3. Regional SMEs Are Being Positioned as Food System Infrastructure
The creation of a $150 million Food Security Fund under the Regional Tariff Response Initiative places small and mid-sized enterprises, along with the organizations that support them, at the centre of food security planning.
This reflects growing federal attention to regional processing, logistics, and enabling technologies as structural components of the food system, rather than peripheral actors in national supply chains. Regional capacity and throughput are being treated as critical to absorbing disruption, maintaining supply continuity, and limiting the transmission of shocks through the system.
From a delivery perspective, this places greater emphasis on innovation adoption and operational modernization at the SME level—where productivity gains, efficiency improvements, and resilience investments translate most directly into system performance.
4. Competition and Transparency Are Re-Entering the Frame
Commitments to unit price labelling and expanded Competition Bureau oversight signal a renewed emphasis on cost visibility and accountability across food supply chains.
Rather than focusing solely on end prices, these measures point toward closer scrutiny of how costs move through the system—from production and processing through distribution and retail. This elevates the role of Food 4.0–aligned technologies, including traceability systems, pricing transparency tools, and data platforms that support monitoring, compliance, and operational decision-making.
As these measures take shape, digital capabilities increasingly function as system enablers, supporting both competitive markets and affordability outcomes by improving visibility, coordination, and trust across the value chain.
What Comes Next
Today’s announcement places renewed emphasis on supply chains, domestic capacity, and upstream cost pressures as part of the response to food affordability.
CFIN welcomes this direction.
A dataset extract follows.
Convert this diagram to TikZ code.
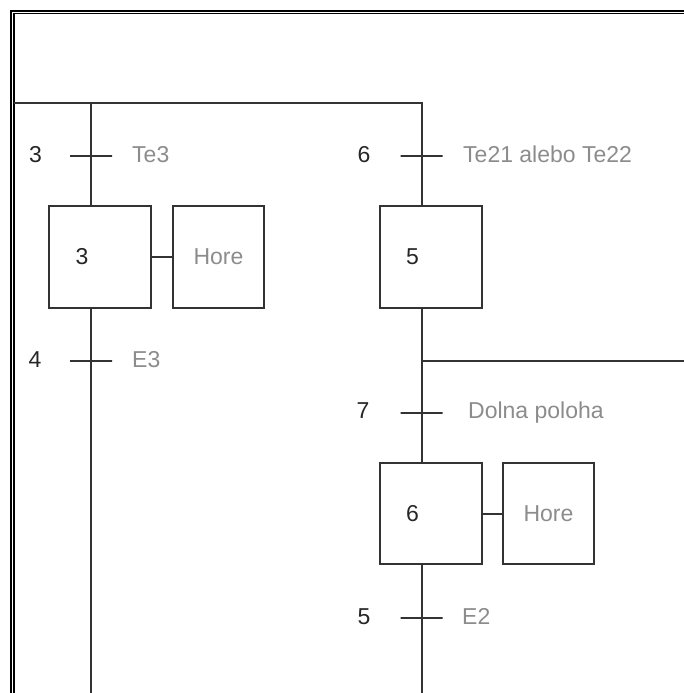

Since 2021, we have been working with industry, innovators, and government to strengthen food security and affordability through innovation. This includes funding and supporting projects focused on digital supply chains, food safety and traceability, automation, and other technologies that directly influence costs, efficiency, and reliability across the food value chain.
Continued investment in these technologies and capabilities will be central to delivering more stable outcomes for Canadians. The measures announced today signal that this is where federal attention is shifting—toward investments that help the food system absorb disruption, manage risk, and lower avoidable costs before they reach consumers. What comes next will be how consistently this approach is carried through into funding, program design, and implementation.